Dataset extract >>
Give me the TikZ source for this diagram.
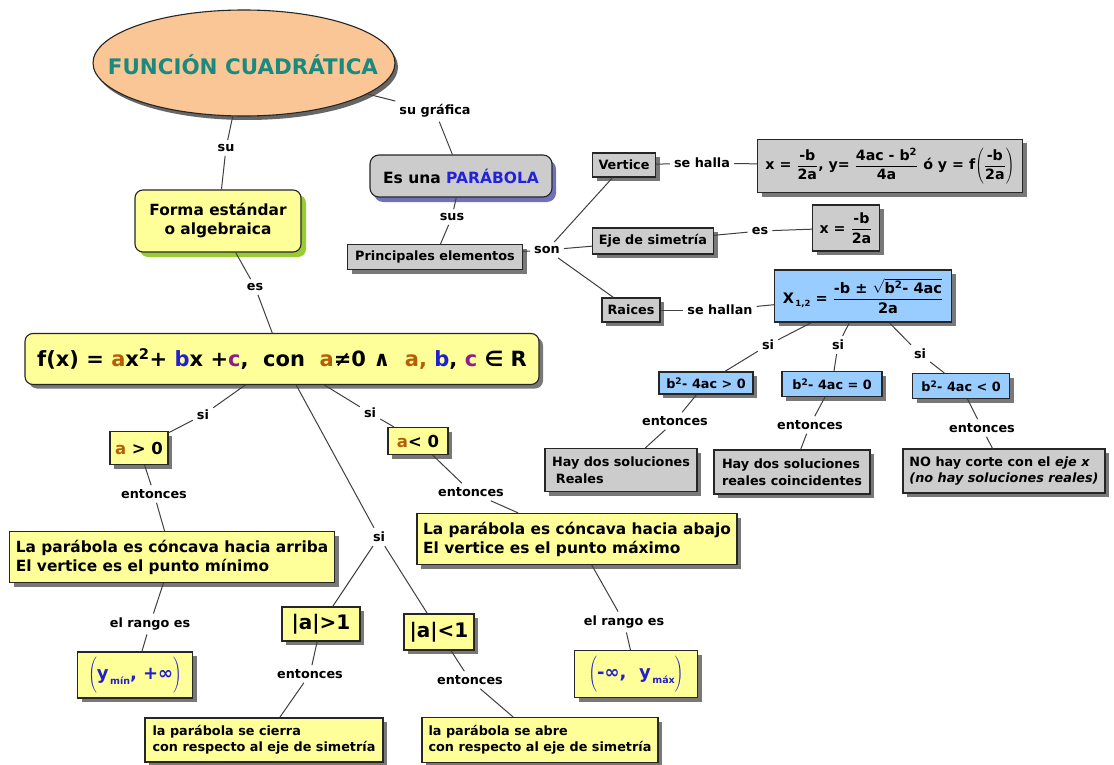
\documentclass[tikz,border=0pt]{standalone}
\usepackage{fontspec}
\setmainfont{DejaVu Sans}
\usetikzlibrary{shadows,shapes.geometric}
\definecolor{yfill}{HTML}{FFFF99}
\definecolor{gfill}{HTML}{CCCCCC}
\definecolor{bfill}{HTML}{99CCFF}
\definecolor{peach}{HTML}{FAC695}
\definecolor{titleteal}{HTML}{1A8A7E}
\definecolor{ca}{HTML}{B45F06}
\definecolor{cb}{HTML}{2020CC}
\definecolor{cc}{HTML}{8E1C8C}
\definecolor{parblue}{HTML}{2222DD}
\definecolor{shgreen}{HTML}{99CC33}
\definecolor{shblue}{HTML}{6262B4}
\newcommand\fr[2]{\ensuremath{\displaystyle\frac{\hbox{#1}}{\hbox{#2}}}}
\begin{document}
\begin{tikzpicture}[x=1pt,y=-1pt,
  shad/.style={drop shadow={shadow xshift=4pt,shadow yshift=-4pt,fill=black!70,opacity=0.75}},
  basebox/.style={draw=black!85,line width=1.1pt,inner xsep=4pt,inner ysep=3pt,align=left},
  box/.style={basebox,shad,font=\bfseries\fontsize{12.8}{16.5}\selectfont},
  ybox/.style={box,fill=yfill},
  gbox/.style={box,fill=gfill},
  bbox/.style={box,fill=bfill},
  big/.style={font=\bfseries\fontsize{15.4}{19}\selectfont},
  sz/.style 2 args={minimum width=#1pt,minimum height=#2pt},
  lab/.style={font=\bfseries\fontsize{12.8}{15}\selectfont,inner sep=4pt},
  link/.style={draw=black!75,line width=1pt}
]
\fill[white] (0,0) rectangle (1114,765);
\useasboundingbox (0,0) rectangle (1114,765);

% title
\node[ellipse,draw=black!85,line width=1.1pt,fill=peach,sz={302}{106},inner sep=0pt,
  drop shadow={shadow xshift=3pt,shadow yshift=-4pt,fill=black!75,opacity=0.8}] (title) at (244,63) {};
\node[font=\bfseries\fontsize{21.4}{25}\selectfont,text=titleteal] (titletext) at (243,65) {FUNCIÓN CUADRÁTICA};

% left top
\node[lab] (su) at (226,148) {su};
\node[basebox,fill=yfill,rounded corners=8pt,sz={166}{62},align=center,big,
  drop shadow={shadow xshift=5pt,shadow yshift=-5pt,fill=shgreen,opacity=1}] (forma) at (218,221) {Forma estándar\\o algebraica};
\node[lab] (es) at (255,287) {es};
\node[basebox,fill=yfill,rounded corners=8pt,sz={514}{51},shad,
  font=\bfseries\fontsize{21}{25}\selectfont] (main) at (282,359)
  {f(x) = \textcolor{ca}{a}x\textsuperscript{2}+ \textcolor{cb}{b}x +\textcolor{cc}{c},\ \ con\ \ \textcolor{ca}{a}≠0 ∧\ \ \textcolor{ca}{a,} \textcolor{cb}{b}, \textcolor{cc}{c} ∈ R};

% parabola branch
\node[lab] (sugr) at (435,111) {su gráfica};
\node[basebox,fill=gfill,rounded corners=9pt,sz={182}{42},
  font=\bfseries\fontsize{15.5}{19}\selectfont,
  drop shadow={shadow xshift=4pt,shadow yshift=-5pt,fill=shblue,opacity=0.9}] (parab) at (461,176) {Es una \textcolor{parblue}{PARÁBOLA}};
\node[lab] (sus) at (452,217) {sus};
\node[gbox,sz={175}{25}] (princ) at (435,257) {Principales elementos};
\node[lab] (son) at (547,250) {son};
\node[gbox,sz={63}{24}] (vert) at (624,165) {Vertice};
\node[lab] (sehalla) at (702,163) {se halla};
\node[gbox,sz={265}{53},font=\bfseries\fontsize{14.2}{17}\selectfont] (vform) at (890,166)
  {x = \fr{-b}{2a}, y= \fr{4ac - b\textsuperscript{2}}{4a} ó y = f$\left(\fr{-b}{2a}\right)$};
\node[gbox,sz={121}{26}] (eje) at (653,241) {Eje de simetría};
\node[lab] (es2) at (760,231) {es};
\node[gbox,sz={67}{46},font=\bfseries\fontsize{14.2}{17}\selectfont] (xb) at (846,228) {x = \fr{-b}{2a}};
\node[gbox,sz={58}{24}] (raices) at (631,310) {Raices};
\node[lab] (sehallan) at (720,310) {se hallan};
\node[bbox,sz={177}{52},font=\bfseries\fontsize{14.5}{17}\selectfont] (roots) at (863,296)
  {X\raisebox{-3pt}{\fontsize{8.5}{8.5}\selectfont\,1,2}\ = \fr{-b ± $\sqrt{\hbox{b\textsuperscript{2}- 4ac}}$}{2a}};

\node[lab] (si1) at (768,345) {si};
\node[lab] (si2) at (838,345) {si};
\node[lab] (si3) at (920,354) {si};
\node[bbox,sz={94}{22}] (d1) at (706,383) {b\textsuperscript{2}- 4ac > 0};
\node[bbox,sz={100}{25}] (d2) at (832,384) {b\textsuperscript{2}- 4ac = 0};
\node[bbox,sz={97}{25}] (d3) at (961,386) {b\textsuperscript{2}- 4ac < 0};
\node[lab] (ent1) at (675,421) {entonces};
\node[lab] (ent2) at (810,425) {entonces};
\node[lab] (ent3) at (982,428) {entonces};
\node[gbox,sz={152}{43}] (r1) at (621,470) {Hay dos soluciones\\\hspace{0.3em}Reales};
\node[gbox,sz={156}{44}] (r2) at (792,472) {Hay dos soluciones\\reales coincidentes};
\node[gbox,sz={202}{44}] (r3) at (1004,471) {NO hay corte con el \textit{eje x}\\\textit{(no hay soluciones reales)}};

% a > 0 branch
\node[lab] (sil) at (203,415) {si};
\node[ybox,sz={58}{33},font=\bfseries\fontsize{16.5}{19}\selectfont] (agt) at (139,448) {\textcolor{ca}{a} > 0};
\node[lab] (entl) at (154,494) {entonces};
\node[ybox,big,sz={325}{51}] (up) at (172,557) {La parábola es cóncava hacia arriba\\El vertice es el punto mínimo};
\node[lab] (rangol) at (150,624) {el rango es};
\node[ybox,sz={115}{46},text=cb,font=\bfseries\fontsize{18}{21}\selectfont] (ymin) at (135,675)
  {$\left(\rule[-13pt]{0pt}{36pt}\hbox{y\raisebox{-5pt}{\fontsize{9.5}{9.5}\selectfont\,mín}, +∞}\right)$};

% a < 0 branch
\node[lab] (sir) at (370,413) {si};
\node[ybox,sz={60}{27},font=\bfseries\fontsize{16.5}{19}\selectfont] (alt) at (418,441) {\textcolor{ca}{a}< 0};
\node[lab] (entr) at (471,492) {entonces};
\node[ybox,big,sz={320}{51}] (down) at (577,539) {La parábola es cóncava hacia abajo\\El vertice es el punto máximo};
\node[lab] (rangor) at (624,622) {el rango es};
\node[ybox,sz={123}{47},text=cb,font=\bfseries\fontsize{18}{21}\selectfont] (ymax) at (636,674)
  {$\left(\rule[-13pt]{0pt}{36pt}\hbox{-∞,\ \ y\raisebox{-5pt}{\fontsize{9.5}{9.5}\selectfont\,máx}}\right)$};

% |a| branch
\node[lab] (sim) at (379,537) {si};
\node[ybox,sz={78}{34},font=\bfseries\fontsize{20}{23}\selectfont] (a1) at (321,624) {|a|>1};
\node[ybox,sz={70}{36},font=\bfseries\fontsize{20}{23}\selectfont] (a2) at (439,632) {|a|<1};
\node[lab] (entm1) at (310,674) {entonces};
\node[lab] (entm2) at (470,680) {entonces};
\node[ybox,sz={238}{44}] (cierra) at (264,740) {la parábola se cierra\\con respecto al eje de simetría};
\node[ybox,sz={236}{45}] (abre) at (540,740) {la parábola se abre\\con respecto al eje de simetría};

% connectors
\draw[link] (title) -- (su);  \draw[link] (su) -- (forma);
\draw[link] (forma) -- (es);  \draw[link] (es) -- (main);
\draw[link] (title) -- (sugr); \draw[link] (sugr) -- (parab);
\draw[link] (parab) -- (sus); \draw[link] (sus) -- (princ);
\draw[link] (princ) -- (son);
\draw[link] (son) -- (vert); \draw[link] (son) -- (eje); \draw[link] (son) -- (raices);
\draw[link] (vert) -- (sehalla); \draw[link] (sehalla) -- (vform);
\draw[link] (eje) -- (es2); \draw[link] (es2) -- (xb);
\draw[link] (raices) -- (sehallan); \draw[link] (sehallan) -- (roots);
\draw[link] (roots) -- (si1); \draw[link] (si1) -- (d1);
\draw[link] (roots) -- (si2); \draw[link] (si2) -- (d2);
\draw[link] (roots) -- (si3); \draw[link] (si3) -- (d3);
\draw[link] (d1) -- (ent1); \draw[link] (ent1) -- (r1);
\draw[link] (d2) -- (ent2); \draw[link] (ent2) -- (r2);
\draw[link] (d3) -- (ent3); \draw[link] (ent3) -- (r3);
\draw[link] (main) -- (sil); \draw[link] (sil) -- (agt);
\draw[link] (agt) -- (entl); \draw[link] (entl) -- (up);
\draw[link] (up) -- (rangol); \draw[link] (rangol) -- (ymin);
\draw[link] (main) -- (sir); \draw[link] (sir) -- (alt);
\draw[link] (alt) -- (entr); \draw[link] (entr) -- (down);
\draw[link] (down) -- (rangor); \draw[link] (rangor) -- (ymax);
\draw[link] (main) -- (sim); \draw[link] (sim) -- (a1); \draw[link] (sim) -- (a2);
\draw[link] (a1) -- (entm1); \draw[link] (entm1) -- (cierra);
\draw[link] (a2) -- (entm2); \draw[link] (entm2) -- (abre);
\end{tikzpicture}
\end{document}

Problem description >> Everything from the top line of the data down to and including the line with "(titletext) at (243,65)" is to be copied, except the pictures.

Written answer >>
Give me the TikZ source for this diagram.
\documentclass[tikz,border=0pt]{standalone}
\usepackage{fontspec}
\setmainfont{DejaVu Sans}
\usetikzlibrary{shadows,shapes.geometric}
\definecolor{yfill}{HTML}{FFFF99}
\definecolor{gfill}{HTML}{CCCCCC}
\definecolor{bfill}{HTML}{99CCFF}
\definecolor{peach}{HTML}{FAC695}
\definecolor{titleteal}{HTML}{1A8A7E}
\definecolor{ca}{HTML}{B45F06}
\definecolor{cb}{HTML}{2020CC}
\definecolor{cc}{HTML}{8E1C8C}
\definecolor{parblue}{HTML}{2222DD}
\definecolor{shgreen}{HTML}{99CC33}
\definecolor{shblue}{HTML}{6262B4}
\newcommand\fr[2]{\ensuremath{\displaystyle\frac{\hbox{#1}}{\hbox{#2}}}}
\begin{document}
\begin{tikzpicture}[x=1pt,y=-1pt,
  shad/.style={drop shadow={shadow xshift=4pt,shadow yshift=-4pt,fill=black!70,opacity=0.75}},
  basebox/.style={draw=black!85,line width=1.1pt,inner xsep=4pt,inner ysep=3pt,align=left},
  box/.style={basebox,shad,font=\bfseries\fontsize{12.8}{16.5}\selectfont},
  ybox/.style={box,fill=yfill},
  gbox/.style={box,fill=gfill},
  bbox/.style={box,fill=bfill},
  big/.style={font=\bfseries\fontsize{15.4}{19}\selectfont},
  sz/.style 2 args={minimum width=#1pt,minimum height=#2pt},
  lab/.style={font=\bfseries\fontsize{12.8}{15}\selectfont,inner sep=4pt},
  link/.style={draw=black!75,line width=1pt}
]
\fill[white] (0,0) rectangle (1114,765);
\useasboundingbox (0,0) rectangle (1114,765);

% title
\node[ellipse,draw=black!85,line width=1.1pt,fill=peach,sz={302}{106},inner sep=0pt,
  drop shadow={shadow xshift=3pt,shadow yshift=-4pt,fill=black!75,opacity=0.8}] (title) at (244,63) {};
\node[font=\bfseries\fontsize{21.4}{25}\selectfont,text=titleteal] (titletext) at (243,65) {FUNCIÓN CUADRÁTICA};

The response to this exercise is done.